Import and Export Data

Data I/O is mission-critical for any real-time data analysis platform. Deephaven supports a wide variety of data sources and formats, including CSV, Parquet, Kafka , and more. This document covers those formats in Deephaven.

We will use this table in several of the following examples:

import static io.deephaven.csv.CsvTools.readCsv

employees = newTable(
    stringCol("FirstName", "James", "John", "Amanda", "Kendall", "Sam", "Alex", "Brian", "Adam", "Katherine", "Jerry"),
    stringCol("LastName", "Smith", "Szabo", "Robinson", "Godinez", "Gardener", "McPherson", "Li", "Sparrow", "Yarrow", "Stone"),
    intCol("IdNumber", 3544, 3665, 1254, 9898, 5893, 1001, 5483, 1000, 7809, 9999)
)

CSV

Deephaven can read and write CSV files to and from local and remote locations. This example writes a table to a local CSV file.

import static io.deephaven.csv.CsvTools.writeCsv

writeCsv(employees, "/data/employees.csv")

We can show that the file is there by importing the CSV:

import static io.deephaven.csv.CsvTools.readCsv

employeesNew = readCsv("/data/employees.csv")

Parquet

Apache Parquet is a columnar storage format that supports compression to store more data in less space. Deephaven supports reading and writing single, nested, and partitioned Parquet files. Parquet data can be stored locally or in S3. The example below writes a table to a local Parquet file.

import io.deephaven.parquet.table.ParquetTools

ParquetTools.writeTable(employees, "/data/employees.parquet")

We can show that the file is there by reading it back in:

employeesNew = ParquetTools.readTable("/data/employees.parquet")

Kafka

Apache Kafka is a distributed event streaming platform that can be used to publish and subscribe to streams of records. Deephaven can consume and publish to Kafka streams. The code below consumes a stream.
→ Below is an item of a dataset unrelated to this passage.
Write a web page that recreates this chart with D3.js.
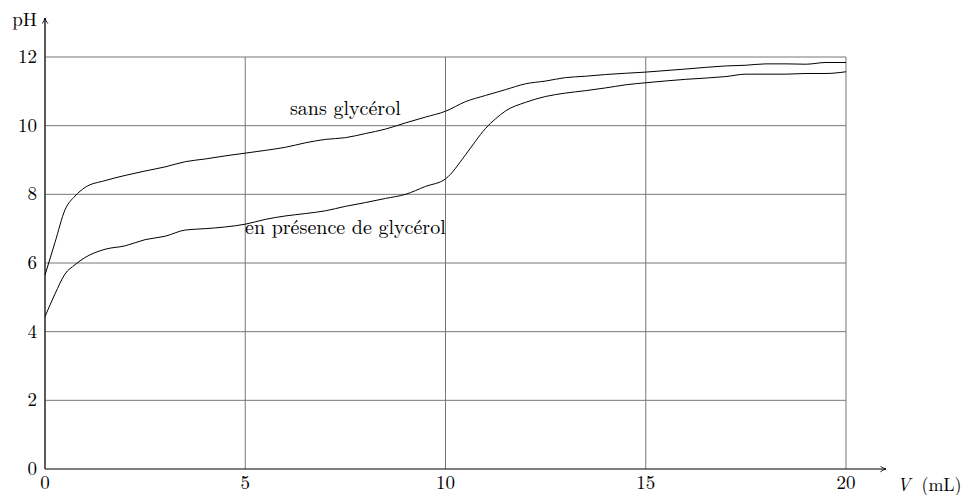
<!DOCTYPE html>
<html>
<head>
<meta charset="utf-8">
<script src="https://cdn.jsdelivr.net/npm/d3@7"></script>
<style>
  body { margin: 0; background: #fff; }
  text { font-family: 'Latin Modern Roman', 'Liberation Serif', 'DejaVu Serif', serif; }
</style>
</head>
<body>
<div id="chart"></div>
<script>
// volumes (mL) and pH readings
let volSans = [0, 0.25, 0.5, 0.75, 1, 1.5, 2, 2.5, 3, 3.5, 4, 4.5, 5, 5.5, 6, 6.5, 7, 7.5, 8, 8.5, 9, 9.5, 10, 10.5, 11, 11.5, 12, 12.5, 13, 13.5, 14, 15, 16, 17, 17.5, 18, 18.5, 19, 19.5, 20]
let phSans = [5.65, 6.6, 7.55, 7.95, 8.2, 8.4, 8.55, 8.68, 8.8, 8.95, 9.03, 9.12, 9.2, 9.28, 9.37, 9.5, 9.6, 9.65, 9.77, 9.9, 10.08, 10.25, 10.42, 10.7, 10.88, 11.05, 11.22, 11.3, 11.4, 11.44, 11.49, 11.56, 11.65, 11.74, 11.76, 11.8, 11.8, 11.79, 11.84, 11.84]

let volGly = [0, 0.25, 0.5, 0.75, 1, 1.5, 2, 2.5, 3, 3.5, 4, 4.5, 5, 5.5, 6, 6.5, 7, 7.5, 8, 8.5, 9, 9.5, 10, 10.5, 10.75, 11, 11.25, 11.5, 12, 12.5, 13, 13.5, 14, 14.5, 15, 16, 17, 17.5, 18.5, 19, 19.5, 20]
let phGly = [4.44, 5.1, 5.68, 5.95, 6.16, 6.4, 6.5, 6.68, 6.78, 6.96, 7.0, 7.05, 7.13, 7.27, 7.37, 7.44, 7.52, 7.65, 7.76, 7.88, 8.0, 8.23, 8.45, 9.15, 9.55, 9.92, 10.2, 10.43, 10.68, 10.85, 10.95, 11.02, 11.1, 11.19, 11.25, 11.35, 11.43, 11.5, 11.5, 11.52, 11.52, 11.57]

let xTicks = [0, 5, 10, 15, 20]
let yTicks = [0, 2, 4, 6, 8, 10, 12]

let margin = { top: 57, left: 45, right: 117, bottom: 26 }
let width = 963 - margin.left - margin.right
let height = 495 - margin.top - margin.bottom

let svg = d3.select('#chart')
  .append('svg')
  .attr('width', 963)
  .attr('height', 495)

let g = svg.append('g')
  .attr('transform', 'translate(' + margin.left + ',' + margin.top + ')')

let xPositionScale = d3.scaleLinear().domain([0, 20]).range([0, width])
let yPositionScale = d3.scaleLinear().domain([0, 12]).range([height, 0])

// grid
g.selectAll('.hgrid')
  .data(yTicks.filter(d => d > 0))
  .enter()
  .append('line')
  .attr('x1', 0)
  .attr('x2', xPositionScale(20))
  .attr('y1', d => yPositionScale(d))
  .attr('y2', d => yPositionScale(d))
  .attr('stroke', '#777')
  .attr('stroke-width', 1)

g.selectAll('.vgrid')
  .data(xTicks.filter(d => d > 0))
  .enter()
  .append('line')
  .attr('x1', d => xPositionScale(d))
  .attr('x2', d => xPositionScale(d))
  .attr('y1', yPositionScale(0))
  .attr('y2', yPositionScale(12))
  .attr('stroke', '#777')
  .attr('stroke-width', 1)

// axes with arrows
svg.append('defs').append('marker')
  .attr('id', 'arrow')
  .attr('viewBox', '0 0 10 10')
  .attr('refX', 9)
  .attr('refY', 5)
  .attr('markerWidth', 7)
  .attr('markerHeight', 7)
  .attr('markerUnits', 'userSpaceOnUse')
  .attr('orient', 'auto')
  .append('path')
  .attr('d', 'M1,1 Q5,4 9,5 Q5,6 1,9')
  .attr('fill', 'none')
  .attr('stroke', '#000')
  .attr('stroke-width', 1.2)

g.append('line')
  .attr('x1', 0).attr('x2', 841)
  .attr('y1', height).attr('y2', height)
  .attr('stroke', '#000')
  .attr('stroke-width', 1.2)
  .attr('marker-end', 'url(#arrow)')

g.append('line')
  .attr('x1', 0).attr('x2', 0)
  .attr('y1', height).attr('y2', -39)
  .attr('stroke', '#333')
  .attr('stroke-width', 1.6)
  .attr('marker-end', 'url(#arrow)')

// tick labels
g.selectAll('.xlabel')
  .data(xTicks)
  .enter()
  .append('text')
  .text(d => d)
  .attr('x', d => xPositionScale(d))
  .attr('y', height + 20)
  .attr('text-anchor', 'middle')
  .attr('font-size', 19)

g.selectAll('.ylabel')
  .data(yTicks)
  .enter()
  .append('text')
  .text(d => d)
  .attr('x', -8)
  .attr('y', d => yPositionScale(d) + 6)
  .attr('text-anchor', 'end')
  .attr('font-size', 19)

g.append('text')
  .text('pH')
  .attr('x', -8)
  .attr('y', -31)
  .attr('text-anchor', 'end')
  .attr('font-size', 19)

let vLabel = g.append('text')
  .attr('x', 852)
  .attr('y', height + 22)
  .attr('font-size', 18)
vLabel.append('tspan').text('V').attr('font-style', 'italic')
vLabel.append('tspan').text('(mL)').attr('dx', 11)

// curves
let line = d3.line()
  .x(d => xPositionScale(d[0]))
  .y(d => yPositionScale(d[1]))
  .curve(d3.curveMonotoneX)

g.append('path')
  .datum(d3.zip(volSans, phSans))
  .attr('d', line)
  .attr('fill', 'none')
  .attr('stroke', '#000')
  .attr('stroke-width', 1)

g.append('path')
  .datum(d3.zip(volGly, phGly))
  .attr('d', line)
  .attr('fill', 'none')
  .attr('stroke', '#000')
  .attr('stroke-width', 1)

// curve labels
g.append('text')
  .text('sans glycérol')
  .attr('x', xPositionScale(7.5))
  .attr('y', yPositionScale(10.3))
  .attr('text-anchor', 'middle')
  .attr('font-size', 20)

g.append('text')
  .text('en présence de glycérol')
  .attr('x', xPositionScale(7.5))
  .attr('y', yPositionScale(6.85))
  .attr('text-anchor', 'middle')
  .attr('font-size', 20)
</script>
</body>
</html>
import io.deephaven.kafka.KafkaTools

kafkaProps = new Properties()
kafkaProps.put('bootstrap.servers', 'redpanda:9092')
kafkaProps.put('deephaven.key.column.type', 'String')
kafkaProps.put('deephaven.value.column.type', 'String')

resultAppend = KafkaTools.consumeToTable(
    kafkaProps,
    "test.topic",
    KafkaTools.ALL_PARTITIONS,
    KafkaTools.ALL_PARTITIONS_DONT_SEEK,
    KafkaTools.Consume.IGNORE,
    KafkaTools.Consume.simpleSpec("Command", String.class),
    KafkaTools.TableType.append(),

)

Similarly, this code publishes the data in a Deephaven table to a Kafka stream.

import io.deephaven.kafka.KafkaPublishOptions
import io.deephaven.kafka.KafkaTools

// create ticking table to publish to Kafka stream
source = timeTable("PT1s").update("X = i")

kafkaProps = new Properties()
kafkaProps.put('bootstrap.servers', 'redpanda:9092')

options = KafkaPublishOptions.builder()
    .table(source)
    .topic("time-topic")
    .config(kafkaProps)
    .keySpec(KafkaTools.Produce.simpleSpec('X'))
    .valueSpec(KafkaTools.Produce.IGNORE)
    .build()

// publish to time-topic
writeTopic = KafkaTools.produceFromTable(options)

Function-generated tables

Function-generated tables are tables populated by a Groovy function. The function is reevaluated when source tables change or at a regular interval. The following example re-generates data in a table once per second.

import io.deephaven.engine.context.ExecutionContext
import io.deephaven.util.SafeCloseable
import io.deephaven.engine.table.impl.util.FunctionGeneratedTableFactory

// create execution context
defaultCtx = ExecutionContext.getContext()

// define tableGenerator function
tableGenerator = { ->
    try (SafeCloseable ignored = defaultCtx.open()) {
    myTable = emptyTable(10).update(
        "Group = randomInt(1, 4)",
        "GroupMean = Group == 1 ? -10.0 : Group == 2 ? 0.0 : Group == 3 ? 10.0 : NULL_DOUBLE",
            "GroupStd = Group == 1 ? 2.5 : Group == 2 ? 0.5 : Group == 3 ? 1.0 : NULL_DOUBLE",
            "X = randomGaussian(GroupMean, GroupStd)"
    )
    }
    return myTable
    }

fgt = FunctionGeneratedTableFactory.create(tableGenerator, 1000)

Function generated tables, on their own, don't do any data I/O. However, Groovy functions evaluated at a regular interval to create a ticking table are a powerful tool for data ingestion from external sources like WebSockets, databases, and much more.